How "wide" is a photon,

The photon is a point particle in the standard model of particle physics. It has no extent to be described with "wide". Interactions of photons with charges or magnets can have a "width" in the sense of "measurable range"

if any, of its electromagnetic fields? Is there any physical length measurement of these two orthogonal fields, E and M, from the axis of travel ?

The photon has no electromagnetic fields . It has energy equal to $$h\nu$$ where $$\nu$$ is the frequency of the classical electromagnetic radiation, and $$h$$ Plancks constant. Its relations with classical electromagnetism come through its wavefunction, as it is a quantum mechanical entity.
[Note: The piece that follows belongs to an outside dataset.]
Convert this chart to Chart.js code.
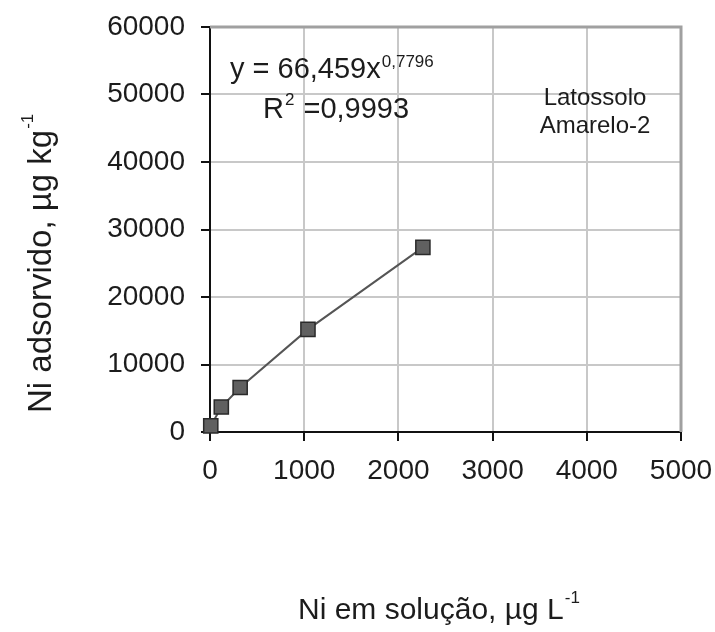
<!DOCTYPE html>
<html>
<head>
<meta charset="utf-8">
<script src="https://cdn.jsdelivr.net/npm/chart.js@4"></script>
<style>
html,body{margin:0;padding:0;background:#fff;}
canvas{display:block;}
</style>
</head>
<body>
<canvas id="c" width="715" height="632"></canvas>
<script>
// Data
const niSolucao = [8, 120, 320, 1040, 2260];         // µg L-1
const niAdsorvido = [900, 3700, 6600, 15200, 27350]; // µg kg-1
const xTicks = [0, 1000, 2000, 3000, 4000, 5000];
const yTicks = [0, 10000, 20000, 30000, 40000, 50000, 60000];
const equationText = "y = 66,459x";
const equationExp = "0,7796";
const r2Label = "R";
const r2Value = " =0,9993";
const soilLines = ["Latossolo", "Amarelo-2"];
const xTitle = "Ni em solução, µg L";
const yTitle = "Ni adsorvido, µg kg";
const unitExp = "-1";

const points = niSolucao.map((x, i) => ({x: x, y: niAdsorvido[i]}));
const FONT = "'Liberation Sans', Arial, sans-serif";
const TXT = '#1c1c1c';

const textPlugin = {
  id: 'texts',
  afterDraw(chart) {
    const ctx = chart.ctx;
    const a = chart.chartArea;
    ctx.save();
    ctx.fillStyle = TXT;
    ctx.textBaseline = 'alphabetic';
    ctx.textAlign = 'left';
    // equation
    ctx.font = "29px " + FONT;
    ctx.fillText(equationText, 230, 78);
    let w = ctx.measureText(equationText).width;
    ctx.font = "17px " + FONT;
    ctx.fillText(equationExp, 230 + w + 1, 67);
    // R2
    ctx.font = "29px " + FONT;
    ctx.fillText(r2Label, 263, 118);
    w = ctx.measureText(r2Label).width;
    ctx.font = "17px " + FONT;
    ctx.fillText("2", 263 + w + 1, 105);
    const w2 = ctx.measureText("2").width;
    ctx.font = "29px " + FONT;
    ctx.fillText(r2Value, 263 + w + w2 + 2, 118);
    // soil label
    ctx.font = "24px " + FONT;
    ctx.textAlign = 'center';
    ctx.fillText(soilLines[0], 595, 105);
    ctx.fillText(soilLines[1], 595, 133);

    // x title
    ctx.textAlign = 'left';
    ctx.font = "30px " + FONT;
    ctx.fillText(xTitle, 298, 619);
    w = ctx.measureText(xTitle).width;
    ctx.font = "17px " + FONT;
    ctx.fillText(unitExp, 298 + w + 1, 603);

    // y title (rotated)
    ctx.translate(51, 413);
    ctx.rotate(-Math.PI / 2);
    ctx.font = "33px " + FONT;
    ctx.fillText(yTitle, 0, 0);
    w = ctx.measureText(yTitle).width;
    ctx.font = "17px " + FONT;
    ctx.fillText(unitExp, w + 1, -18);
    ctx.restore();
  },
  beforeDatasetsDraw(chart) {
    const ctx = chart.ctx;
    const a = chart.chartArea;
    ctx.save();
    // top and right frame lines
    ctx.strokeStyle = '#a0a0a0';
    ctx.lineWidth = 3;
    ctx.beginPath();
    ctx.moveTo(a.left, a.top);
    ctx.lineTo(a.right, a.top);
    ctx.lineTo(a.right, a.bottom);
    ctx.stroke();
    ctx.restore();
  }
};

const gridColor = (ctx, max) => ctx.tick && ctx.tick.value === max ? 'rgba(0,0,0,0)' : '#c8c8c8';

new Chart(document.getElementById('c'), {
  type: 'scatter',
  data: {
    datasets: [{
      data: points,
      showLine: true,
      clip: false,
      borderColor: '#555555',
      borderWidth: 2,
      pointStyle: 'rect',
      pointRadius: 10,
      pointBackgroundColor: '#606060',
      pointBorderColor: '#2a2a2a',
      pointBorderWidth: 1.5,
      tension: 0
    }]
  },
  options: {
    responsive: false,
    animation: false,
    devicePixelRatio: 1,
    layout: {padding: {top: 27, right: 34, left: 0, bottom: 0}},
    plugins: {legend: {display: false}, tooltip: {enabled: false}},
    scales: {
      x: {
        type: 'linear',
        min: xTicks[0], max: xTicks[xTicks.length - 1],
        afterBuildTicks: s => { s.ticks = xTicks.map(v => ({value: v})); },
        afterFit: s => { s.height = 200; s.paddingLeft = 0; s.paddingRight = 0; },
        ticks: {
          color: TXT, font: {family: FONT, size: 28}, padding: 13,
          maxRotation: 0, autoSkip: false,
          callback: v => String(v)
        },
        grid: {
          color: c => gridColor(c, 5000), lineWidth: 2,
          tickColor: '#111', tickLength: 9, tickWidth: 2
        },
        border: {color: '#111', width: 2}
      },
      y: {
        type: 'linear',
        min: yTicks[0], max: yTicks[yTicks.length - 1],
        afterBuildTicks: s => { s.ticks = yTicks.map(v => ({value: v})); },
        afterFit: s => { s.width = 210; s.paddingTop = 0; s.paddingBottom = 0; },
        ticks: {
          color: TXT, font: {family: FONT, size: 28}, padding: 16,
          autoSkip: false,
          callback: v => String(v)
        },
        grid: {
          color: c => gridColor(c, 60000), lineWidth: 2,
          tickColor: '#111', tickLength: 9, tickWidth: 2
        },
        border: {color: '#111', width: 2}
      }
    }
  },
  plugins: [textPlugin]
});
</script>
</body>
</html>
The complex conjugate squared of the photon's wavefunction gives the probability of finding the photon at $$(x,y,z,t)$$.

The classical wave can be shown mathematically to emerge from the superposition of very many photons of the given frequency $$\nu$$.

When a photon hits a surface, and is absorbed by an electron orbital,

It is absorbed by an atom (or molecule or lattice) by giving the energy (within the specific line width) to change the orbital of the electron to a higher energy level

this width comes into play,

No, it has nothing to do with the case as there is no such width identified with the photon.

as there could have been more than one electron that could have absorbed the photon?

No, the energy levels are what exist in the atom, and they are uniquely identified with quantum numbers also. The only width would be the size of the atom (molecule, lattice) and the quantum mechanical probability calculated with the given boundary conditions.